Many studies have been carried out since the late 19th century, which show cues other than left-right balance to be of importance in sound positioning. These cues mostly come about by way of the physical structures, mechanisms, and what might be seen as impediments, that combine to make auditory perception as effective and versatile as it is. Put alternatively, sounds are received differently by the listener, depending on the distance and direction of their source. We do not readily, however, notice such differences at a conscious level. It is due solely to these cues that we are able to assign a source to an unfamiliar sound, and to know positively if a sound source is located above or below us, in front of or behind us. Our unconscious recognition of such cues is testimony to the highly interpretive nature of auditory perception.
The study of sound positioning is the field from which Surround Sound and Ambisonics are drawn.
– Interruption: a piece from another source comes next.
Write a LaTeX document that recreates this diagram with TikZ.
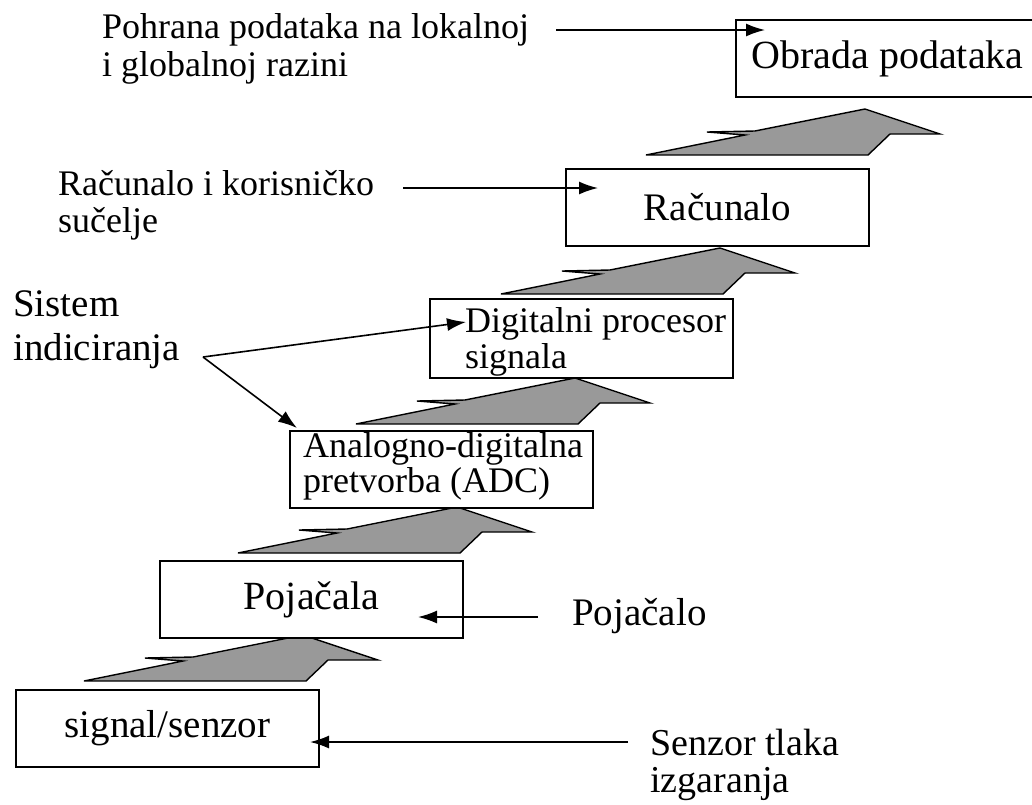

These systems implement solutions to sound positioning that work considerably better than quadraphonic systems ever managed to. Studious usage of perceptual cues based on delays and filtering create a reasonable likeness to human perception that can work even when the listener is situated outside the area enclosed by the speakers. Thanks to these cues also, it is possible to create aural illusions that suggest contrary positions for any given sound. By the proper use of these techniques even with only two speakers, a better positioning effect may be created than with four speakers using volume balancing alone. This article shall look into some of these techniques to construct a reasonable picture of positional cues in human hearing.You will have heard of Surround Sound, but probably not Ambisonics. A good introductory resource on the subject of Ambisonics can be found at the York University Music Technology Group.
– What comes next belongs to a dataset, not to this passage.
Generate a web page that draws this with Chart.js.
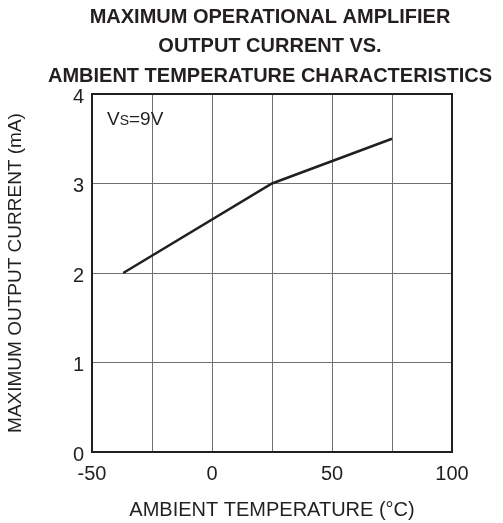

Head Related Transfer Function
HRTF is a collective term encompassing a number of phenomena. These are derived from various physical structures of the aural system, and from the acoustical properties of human body. In the simplest sense, when audio waves reach the listener, they do not all travel directly to the eardrum. They will tend to reflect off the contours of the pinna (the outer ear), and the lining of the middle ear. In so doing, certain bands and notches of the audio spectrum are filtered out and resonant frequencies emerge, particularly with waves colliding in the confined space of the ear canal. As sounds pass straight through the head, they are not heard only by the ear closest to the source, but by the other as well. After passing through a solid object, the frequency spectrum is filtered so that frequencies whose physical length (Hz x the speed of sound) is less than the distance traveled through the object are decreased in amplitude. Thus, the "second copy" of the sound is of a far mellower timbre. Sounds are also reflected off the shoulders towards the ears, and are refracted through the torso towards the head.
The patterns of treble reduction, notches and resonances are unique and consistent for any direction from which a sound may come; they can, therefore, be used as a signifier of direction. Thankfully, HRTF parameters are broadly similar for most people, which makes it a study pursuit with a practical end. However, they are sufficiently variable from one individual to another to make it insensible to apply the findings of any HRTF measurement in minutest detail. The most worthwhile application, then, will be based more on a moving average showing the more significant features of a frequency response, than on raw data and precise details.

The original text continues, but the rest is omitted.